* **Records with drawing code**
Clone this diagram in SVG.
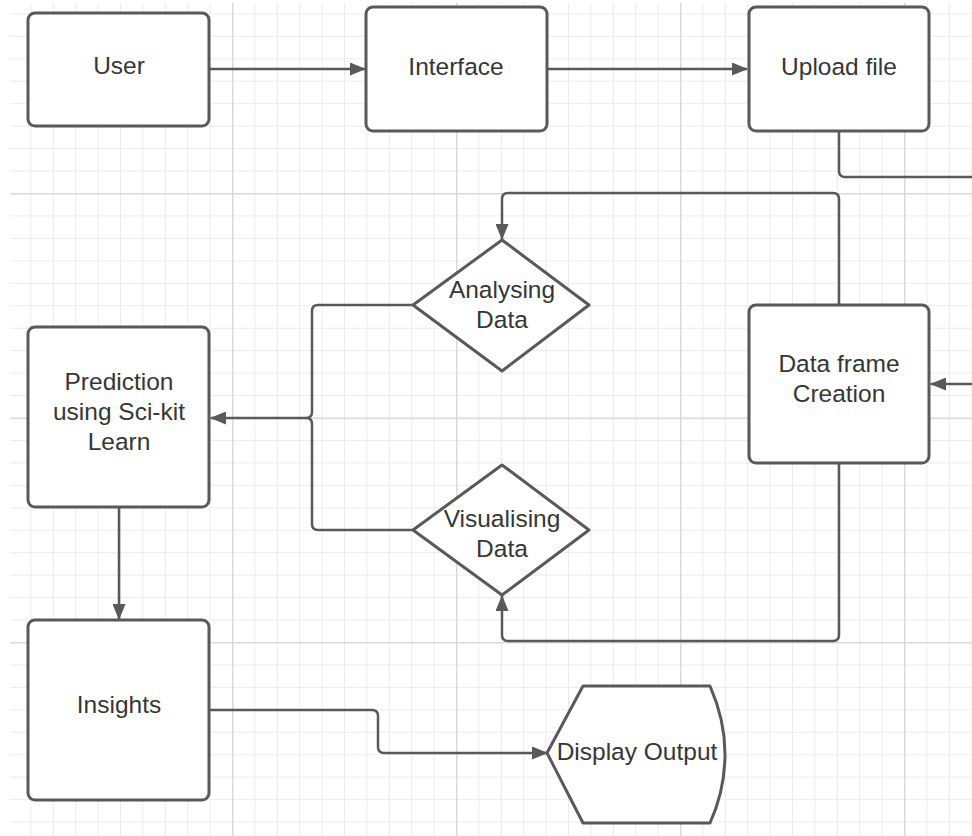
<svg xmlns="http://www.w3.org/2000/svg" width="972" height="836" viewBox="0 0 972 836">
<style>
.node{fill:#ffffff;stroke:#595959;stroke-width:3;stroke-linejoin:round}
.lbl{font-family:"Liberation Sans",Arial,sans-serif;font-size:24.5px;fill:#363636;text-anchor:middle}
.conn{fill:none;stroke:#595959;stroke-width:2.5;stroke-linejoin:round}
</style>
<defs>
<pattern id="minor" patternUnits="userSpaceOnUse" x="8" y="-31.5" width="22.4" height="22.45">
<path d="M0,0 H22.4 M0,0 V22.45" stroke="#ebebeb" stroke-width="2" fill="none"/>
</pattern>
<pattern id="major" patternUnits="userSpaceOnUse" x="8" y="-31.5" width="224" height="224.5">
<path d="M0,0 H224 M0,0 V224.5" stroke="#d9d9d9" stroke-width="3" fill="none"/>
</pattern>
<marker id="arr" viewBox="0 0 16 13" refX="15" refY="6.5" markerWidth="16" markerHeight="13" markerUnits="userSpaceOnUse" orient="auto">
<path d="M0,0 L16,6.5 L0,13 Z" fill="#595959"/>
</marker>
</defs>
<rect width="972" height="836" fill="#ffffff"/>
<rect x="10" y="3" width="962" height="833" fill="url(#minor)"/>
<rect x="10" y="3" width="962" height="833" fill="url(#major)"/>

<g id="connectors">
<path class="conn" d="M209,69 H365" marker-end="url(#arr)"/>
<path class="conn" d="M547,69 H747" marker-end="url(#arr)"/>
<path class="conn" d="M839,131 V171 Q839,177 845,177 H972"/>
<path class="conn" d="M972,384 H931" marker-end="url(#arr)"/>
<path class="conn" d="M839,305 V199 Q839,193 833,193 H508 Q502,193 502,199 V239" marker-end="url(#arr)"/>
<path class="conn" d="M839,463 V635 Q839,641 833,641 H508 Q502,641 502,635 V596" marker-end="url(#arr)"/>
<path class="conn" d="M413,305 H318 Q312,305 312,311 V412 Q312,418 306,418"/>
<path class="conn" d="M413,530 H318 Q312,530 312,524 V424 Q312,418 306,418 H211" marker-end="url(#arr)"/>
<path class="conn" d="M119,507 V619" marker-end="url(#arr)"/>
<path class="conn" d="M209,710 H372 Q378,710 378,716 V747 Q378,753 384,753 H547" marker-end="url(#arr)"/>
</g>

<g id="user">
<rect class="node" x="28" y="13" width="181" height="113" rx="7"/>
<text class="lbl" x="119" y="74">User</text>
</g>
<g id="interface">
<rect class="node" x="366" y="7" width="181" height="124" rx="7"/>
<text class="lbl" x="456" y="75">Interface</text>
</g>
<g id="upload-file">
<rect class="node" x="749" y="7" width="180" height="124" rx="7"/>
<text class="lbl" x="839" y="75">Upload file</text>
</g>
<g id="data-frame-creation">
<rect class="node" x="749" y="305" width="180" height="158" rx="7"/>
<text class="lbl" x="839" y="372">Data frame</text>
<text class="lbl" x="839" y="402">Creation</text>
</g>
<g id="analysing-data">
<path class="node" d="M502,240 L589,305 L502,371 L413,305 Z"/>
<text class="lbl" x="502" y="298">Analysing</text>
<text class="lbl" x="502" y="328">Data</text>
</g>
<g id="visualising-data">
<path class="node" d="M502,465 L589,530 L502,595 L413,530 Z"/>
<text class="lbl" x="502" y="527">Visualising</text>
<text class="lbl" x="502" y="557">Data</text>
</g>
<g id="prediction">
<rect class="node" x="28" y="327" width="181" height="180" rx="7"/>
<text class="lbl" x="119" y="390">Prediction</text>
<text class="lbl" x="119" y="420">using Sci-kit</text>
<text class="lbl" x="119" y="450">Learn</text>
</g>
<g id="insights">
<rect class="node" x="28" y="620" width="181" height="180" rx="7"/>
<text class="lbl" x="119" y="713">Insights</text>
</g>
<g id="display-output">
<path class="node" d="M583,686 H710 Q725,720 725,754 Q725,790 710,823 H583 L547,753 Z"/>
<text class="lbl" x="637" y="760">Display Output</text>
</g>
</svg>
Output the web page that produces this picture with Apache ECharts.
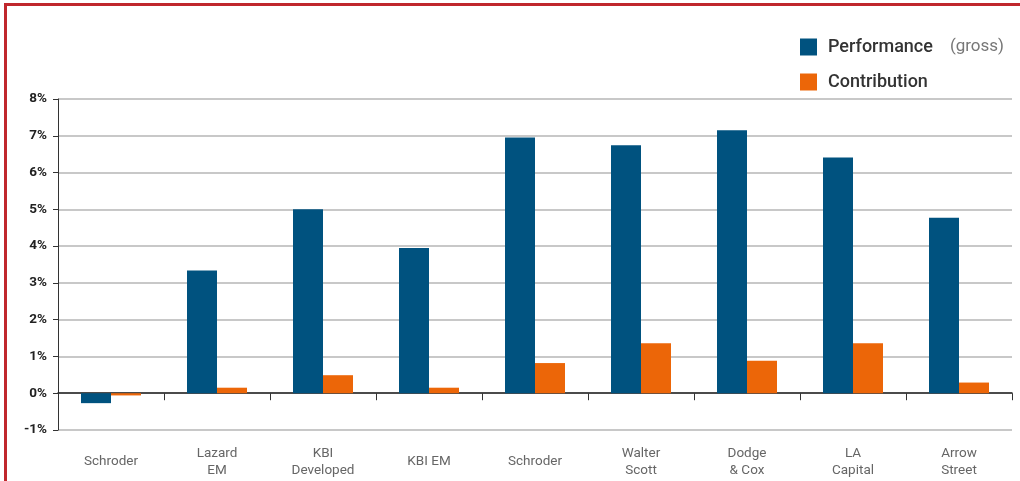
<!DOCTYPE html>
<html>
<head>
<meta charset="utf-8">
<script src="https://cdn.jsdelivr.net/npm/echarts@6/dist/echarts.min.js"></script>
<style>
html,body{margin:0;padding:0;background:#fff;}
#frame{position:absolute;left:4px;top:3px;width:1100px;height:600px;border-left:3px solid #c0282d;border-top:3px solid #c0282d;}
#chart{position:absolute;left:0;top:0;width:1020px;height:481px;}
</style>
</head>
<body>
<div id="frame"></div>
<div id="chart"></div>
<script>
const categories = ['Schroder', 'Lazard\nEM', 'KBI\nDeveloped', 'KBI EM', 'Schroder', 'Walter\nScott', 'Dodge\n& Cox', 'LA\nCapital', 'Arrow\nStreet'];
const performance = [-0.27, 3.34, 5.0, 3.95, 6.95, 6.74, 7.15, 6.41, 4.77];
const contribution = [-0.06, 0.15, 0.49, 0.15, 0.82, 1.36, 0.88, 1.36, 0.29];
const yMin = -1, yMax = 8, yStep = 1;

const chart = echarts.init(document.getElementById('chart'));
chart.setOption({
  animation: false,
  backgroundColor: 'transparent',
  textStyle: { fontFamily: 'Roboto, "DejaVu Sans", sans-serif' },
  legend: {
    left: 800, top: 38, orient: 'vertical', padding: 0,
    itemWidth: 17, itemHeight: 17, itemGap: 17,
    icon: 'rect',
    data: ['Performance', 'Contribution'],
    formatter: function (name) {
      return name === 'Performance' ? '{a|Performance}{b|(gross)}' : '{a|Contribution}';
    },
    textStyle: {
      rich: {
        a: { fontSize: 18, color: '#333', fontFamily: 'Roboto', fontWeight: 500, padding: [0, 0, 0, 6] },
        b: { fontSize: 17, color: '#777', fontFamily: 'Roboto', padding: [0, 0, 0, 17] }
      }
    }
  },
  grid: { left: 58, right: 8, top: 99, bottom: 51, containLabel: false },
  xAxis: [
    {
      type: 'category', data: categories,
      axisLine: { onZero: true, lineStyle: { color: '#222', width: 1.5 } },
      axisTick: { show: true, length: 7, lineStyle: { color: '#333' } },
      axisLabel: { show: false },
      splitLine: { show: false }
    },
    {
      type: 'category', data: categories, position: 'bottom',
      axisLine: { show: false, onZero: false },
      axisTick: { show: false },
      axisLabel: { show: true, margin: 32, verticalAlign: 'middle', lineHeight: 17, fontSize: 13.5, color: '#666', fontFamily: 'Roboto' }
    }
  ],
  yAxis: {
    type: 'value', min: yMin, max: yMax, interval: yStep,
    axisLine: { show: true, lineStyle: { color: '#333', width: 1 } },
    axisTick: { show: true, length: 5, lineStyle: { color: '#333' } },
    axisLabel: { formatter: '{value}%', fontSize: 13.5, color: '#222', fontWeight: 'bold', margin: 11, fontFamily: 'Roboto' },
    splitLine: { show: true, lineStyle: { color: '#c8c8c8', width: 2 } }
  },
  series: [
    { name: 'Performance', type: 'bar', data: performance, xAxisIndex: 0, barWidth: 30, barGap: '0%', itemStyle: { color: '#00527f' } },
    { name: 'Contribution', type: 'bar', data: contribution, xAxisIndex: 0, barWidth: 30, itemStyle: { color: '#ec6608' } }
  ]
});
</script>
</body>
</html>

* **Required work**
From the material above, reproduce only what runs from the line holding "Output the web" down to the line holding "const yMin = -1, yMax = 8, yStep = 1;", both included, pictures excluded.

* **Full answer**
Output the web page that produces this picture with Apache ECharts.
<!DOCTYPE html>
<html>
<head>
<meta charset="utf-8">
<script src="https://cdn.jsdelivr.net/npm/echarts@6/dist/echarts.min.js"></script>
<style>
html,body{margin:0;padding:0;background:#fff;}
#frame{position:absolute;left:4px;top:3px;width:1100px;height:600px;border-left:3px solid #c0282d;border-top:3px solid #c0282d;}
#chart{position:absolute;left:0;top:0;width:1020px;height:481px;}
</style>
</head>
<body>
<div id="frame"></div>
<div id="chart"></div>
<script>
const categories = ['Schroder', 'Lazard\nEM', 'KBI\nDeveloped', 'KBI EM', 'Schroder', 'Walter\nScott', 'Dodge\n& Cox', 'LA\nCapital', 'Arrow\nStreet'];
const performance = [-0.27, 3.34, 5.0, 3.95, 6.95, 6.74, 7.15, 6.41, 4.77];
const contribution = [-0.06, 0.15, 0.49, 0.15, 0.82, 1.36, 0.88, 1.36, 0.29];
const yMin = -1, yMax = 8, yStep = 1;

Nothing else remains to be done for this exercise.